Which is why I got pretty excited when I stumbled across this blog post over at Chronicle Books. Ali Presley, online marketing manager, writes:
When you think “ebook,” you probably think of novels—or maybe even nonfiction books like dense World War II histories or business books. Certainly text-heavy books were the first to be translated into digital but thanks to improvements in ereading devices and ebook formats, today you can find nearly any type of book in a digital format.
In fact, here at Chronicle we have a goal to publish all of our new titles in both print and digital. Heavily illustrated and custom fonts? No problem. Tons of stunning photos? Bring it! We’re learning to translate even the most design-heavy works into gorgeous ebooks.
Presley discusses their new ebooks, Inside HBO’s Game of Thrones and True Blood: Eats, Drinks, and Bites from Bon Temps, both of which draw on design principles similar to print counterparts and includes sample screen shots of a few of the pages so readers can see the designed pages for themselves.
But I’m wondering—how many people are reading? Chronicle promised to give away copies of these ebooks to a couple of lucky readers who left comments on the blog post, and I was sad to see that there weren’t too many commenters. Perhaps this could have been a bit of bad luck (the post was released right around Hurricane Sandy), but it did make me wonder—are people interested in reading behind-the-scenes from the publishers? Do they even read the blogs of their favorite authors?

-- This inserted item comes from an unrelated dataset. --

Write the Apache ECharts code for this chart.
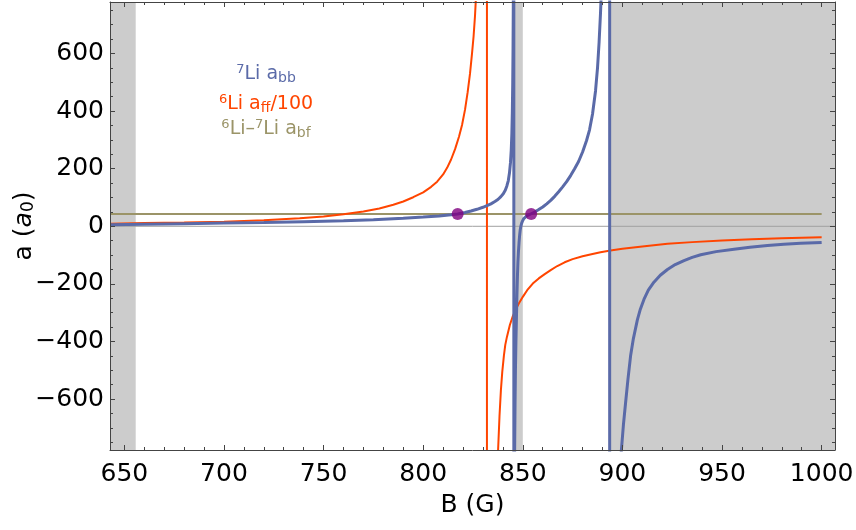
<!DOCTYPE html>
<html>
<head>
<meta charset="utf-8">
<script src="https://cdn.jsdelivr.net/npm/echarts@6/dist/echarts.min.js"></script>
<style>html,body{margin:0;padding:0;background:#fff}#c{width:856px;height:530px}</style>
</head>
<body>
<div id="c"></div>
<script>
// ---- data ----
const xMajor = [650, 700, 750, 800, 850, 900, 950, 1000];
const yMajor = [-600, -400, -200, 0, 200, 400, 600];
const xMinor = [660,670,680,690,710,720,730,740,760,770,780,790,810,820,830,840,860,870,880,890,910,920,930,940,960,970,980,990];
const yMinor = [-750,-700,-650,-550,-500,-450,-350,-300,-250,-150,-100,-50,50,100,150,250,300,350,450,500,550,650,700,750];

// 7Li a_bb (blue), three branches joined across the poles at ~845.5 G and ~893.6 G
const blueB = [642.8,660,680,700,720,740,760,775,790,800,808,814,817.3,821,824,827,830,832,834,836,837.5,839,840.2,841.2,842,842.7,843.3,843.8,844.2,844.5,844.75,844.95,845.1,845.25,845.35,845.45,
  845.55,845.65,845.75,845.9,846.1,846.3,846.55,846.8,847.05,847.3,847.55,847.8,848.1,848.4,848.7,849.0,849.4,849.9,850.5,851.2,852,853,854.2,856,858,860,862,864,866,868,870,872,874,876,878,880,882,883.5,885,886.5,887.5,888.3,889,889.5,890,891,892.5,893.55,
  893.65,895,897.5,898.5,899.5,900.5,901.6,902.8,904.1,905.5,907.5,909,910.8,913,915.8,919,922.6,926.5,930.9,935,939.3,947,956,964,972.8,981,989.5,1000];
const blueA = [5,7,9,11,13,16,19,23,28,32,36,40,43,48,53,59,66,71.5,78,86,93,103,113,125,140,158,185,220,265,320,400,500,620,800,1000,30000,
  -30000,-3000,-1000,-780,-620,-500,-400,-320,-240,-175,-125,-90,-58,-32,-13,0,10,19,27,32,36,39.5,43.5,49.5,58,67,78,90,104,120,137,155,176,200,225,258,298,335,390,470,550,640,740,830,950,1400,3000,30000,
  -30000,-2500,-1000,-880,-776,-690,-612,-530,-450,-390,-325,-288,-254,-222,-194,-170,-150,-133,-119,-108,-99,-88,-80,-73,-67,-62,-59,-56];

// 6Li a_ff / 100 (orange-red), two branches joined across the pole at ~832 G
const orangeB = [642.8,660,680,700,720,738,750,760,770,778,785,790,795,800,804,807,810,812,814,816,818,819.5,821,822.3,823.5,824.5,825.3,826,826.6,827.5,829,831,831.95,
  832.05,834,836,836.8,837.6,838.3,839,839.7,840.5,841.2,842,843.5,845,846.5,848,850,852.2,855,858,861,864,867.3,871,875,880,885,889,894,900,910,922.6,935,950,965,980,1000];
const orangeA = [9,11,13,16,21,28,34,42,51,62,75,86,101,118,137,155,180,203,232,268,312,352,405,465,530,600,660,730,810,950,1400,4000,50000,
  -50000,-3000,-1200,-1000,-777,-660,-570,-505,-450,-412,-385,-343,-312,-288,-268,-245,-222,-199,-181,-166,-152,-138,-125,-114,-104,-96,-90,-84,-78,-70,-61,-55,-49,-45,-41.5,-38];

// 6Li-7Li a_bf (olive, constant over 640-1000 G) and the two crossing points
const abfRange = [642.8, 1000];
const abf = 43;
const crossB = [817.3, 854.2];

// shaded (gray) field ranges
const bandStart = [642.8, 846.0, 893.3];
const bandEnd = [655.7, 850.0, 1006.7];

// ---- chart ----
const xMin = 642.8, xMax = 1006.7, yMin = -777, yMax = 779;
const BLUE = '#5a6aa8', ORANGE = '#ff4500', OLIVE = '#9b9468', PURPLE = '#800080';
const FONT = 'DejaVu Sans';
const zip = (a, b) => a.map((v, i) => [v, b[i]]);
const minus = v => (v < 0 ? '\u2212' + Math.abs(v) : String(v));

function xAx(pos, ticks, len, labels, line) {
  return {
    type: 'value', min: xMin, max: xMax, position: pos, z: 20,
    splitLine: { show: false },
    axisLine: { show: line, onZero: false, lineStyle: { color: '#444', width: 1 } },
    axisTick: { show: true, inside: true, length: len, customValues: ticks, lineStyle: { color: '#444', width: 1 } },
    axisLabel: labels ? { show: true, customValues: ticks, fontSize: 25, fontFamily: FONT, color: '#000', margin: 12, formatter: v => String(v) } : { show: false }
  };
}
function yAx(pos, ticks, len, labels, line) {
  return {
    type: 'value', min: yMin, max: yMax, position: pos, z: 20,
    splitLine: { show: false },
    axisLine: { show: line, onZero: false, lineStyle: { color: '#444', width: 1 } },
    axisTick: { show: true, inside: true, length: len, customValues: ticks, lineStyle: { color: '#444', width: 1 } },
    axisLabel: labels ? { show: true, customValues: ticks, fontSize: 25, fontFamily: FONT, color: '#000', margin: 6, formatter: minus } : { show: false }
  };
}

const xAxes = [
  xAx('bottom', xMajor, 5, true, true),
  xAx('bottom', xMinor, 3, false, false),
  xAx('top', xMajor, 5, false, true),
  xAx('top', xMinor, 3, false, false)
];
Object.assign(xAxes[0], { name: 'B (G)', nameLocation: 'middle', nameGap: 43, nameMoveOverlap: false,
  nameTextStyle: { fontSize: 25, fontFamily: FONT, color: '#000' } });
const yAxes = [
  yAx('left', yMajor, 5, true, true),
  yAx('left', yMinor, 3, false, false),
  yAx('right', yMajor, 5, false, true),
  yAx('right', yMinor, 3, false, false)
];
Object.assign(yAxes[0], { name: '{t|a (}{i|a}{s|0}{t|)}', nameLocation: 'middle', nameGap: 73, nameMoveOverlap: false,
  nameTextStyle: { fontSize: 25, fontFamily: FONT, color: '#000',
    rich: { t: { fontSize: 25, fontFamily: FONT, color: '#000' },
            i: { fontSize: 25, fontFamily: FONT, fontStyle: 'italic', color: '#000' },
            s: { fontSize: 17, fontFamily: FONT, color: '#000', verticalAlign: 'bottom', lineHeight: 14 } } } });

function legendText(y, text, color) {
  return {
    type: 'text', x: 266, y: y, z: 100,
    style: {
      text: text, align: 'center', verticalAlign: 'middle',
      rich: {
        m: { fontSize: 19, lineHeight: 22, fontFamily: FONT, fill: color },
        p: { fontSize: 13, lineHeight: 13, fontFamily: FONT, fill: color, verticalAlign: 'top' },
        b: { fontSize: 14, lineHeight: 14, fontFamily: FONT, fill: color, verticalAlign: 'bottom' }
      }
    }
  };
}

const chart = echarts.init(document.getElementById('c'), null, { renderer: 'canvas' });
chart.setOption({
  animation: false,
  backgroundColor: '#fff',
  grid: { left: 110, right: 21, top: 2, bottom: 80, containLabel: false, outerBoundsMode: 'none' },
  xAxis: xAxes,
  yAxis: yAxes,
  series: [
    { type: 'line', data: [[xMin, 0], [xMax, 0]], showSymbol: false, z: 1,
      lineStyle: { color: '#a0a0a0', width: 1 } },
    { type: 'line', data: abfRange.map(b => [b, abf]), showSymbol: false, z: 2,
      lineStyle: { color: OLIVE, width: 2 } },
    { type: 'line', data: zip(orangeB, orangeA), showSymbol: false, z: 3,
      lineStyle: { color: ORANGE, width: 2 } },
    { type: 'line', data: zip(blueB, blueA), showSymbol: false, z: 4,
      lineStyle: { color: BLUE, width: 3 } },
    { type: 'line', data: [[xMin, 0]], showSymbol: false, z: 6, silent: true,
      lineStyle: { opacity: 0 },
      markArea: { silent: true, itemStyle: { color: 'rgba(128,128,128,0.4)' },
        data: bandStart.map((s, i) => [{ xAxis: s }, { xAxis: bandEnd[i] }]) } },
    { type: 'scatter', data: crossB.map(b => [b, abf]), symbolSize: 12, z: 8,
      itemStyle: { color: PURPLE } }
  ],
  graphic: [
    legendText(74, '{p|7}{m|Li a}{b|bb}', BLUE),
    legendText(104, '{p|6}{m|Li a}{b|ff}{m|/100}', ORANGE),
    legendText(129, '{p|6}{m|Li\u2013}{p|7}{m|Li a}{b|bf}', OLIVE)
  ]
});
</script>
</body>
</html>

Maybe I’m in the minority because I have a vested interest in the publishing industry, but I think what Chronicle Books is doing is pretty fantastic. And this is not the first blog post they’ve done on the subject, either; Presley has also written about other topics, including how an ebook is made. I’d love to see more of it. In contrast, if you look at Random House’s collection of blogs, you’ll see that some of the links are pretty old, going right back to 2006. More current posts are mixed in, organized by imprint rather than by date. Is this a lost opportunity? Is anyone listening, anyway?
Whatever the case, I admire Chronicle Books for taking a big step toward building direct relationships with their readers and letting everyone know what they’ve been up to lately. Particularly in contrast to other miscellaneous reports, such as this Forbes article, which focus on what can go wrong with ebooks.